2oolman is similarly complimentary of his colleagues. "They exposed me to tons of underground stuff, things I've never heard of and my brain grew with everything," 2oolman says. "When it came down to songs like "The Muse," we had to make it sound like that in order for it to make sense. And when we had Jen there singing her heart out, we had to meet her that way. The artists in a lot of ways push us."
Whether its been for their opposition to the Dakota Access Pipeline, the stripping of their DJ set of sexist and racist content or their solidarity with athletes not standing for national anthems, the group has often been in the news for a variety of reasons that have nothing to specifically do with their music. However, the group don't have any issues with audiences only connecting with their politics and not their music, or vice-versa. It's an issue the group runs into a lot and it's something that all three members are very comfortable with.

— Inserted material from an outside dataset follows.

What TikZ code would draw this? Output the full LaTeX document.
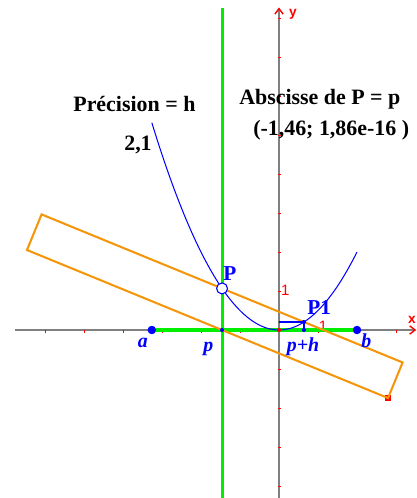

It's also indicative of the communal vibe they are intent on facilitating, that people with different thoughts and motivations can co-exist and be welcome in the nation A Tribe Called Red creates.
"If you don't like what we do with electronic music but you like what we're saying? Great. If you just want to come to our parties and just dance and not interact with the other side of what we do, I'm perfectly happy with that too," says Bear Witness. "I want to make good dance music, I want people to come and have a good time. I don't want people to just come and think about colonization and oppression and genocide. So if you just want to come and have a good time, that's why those images on the screen aren't just racist images and images of genocide or something. They're bright coloured loops of things that can be really funny. We want to enjoy ourselves too."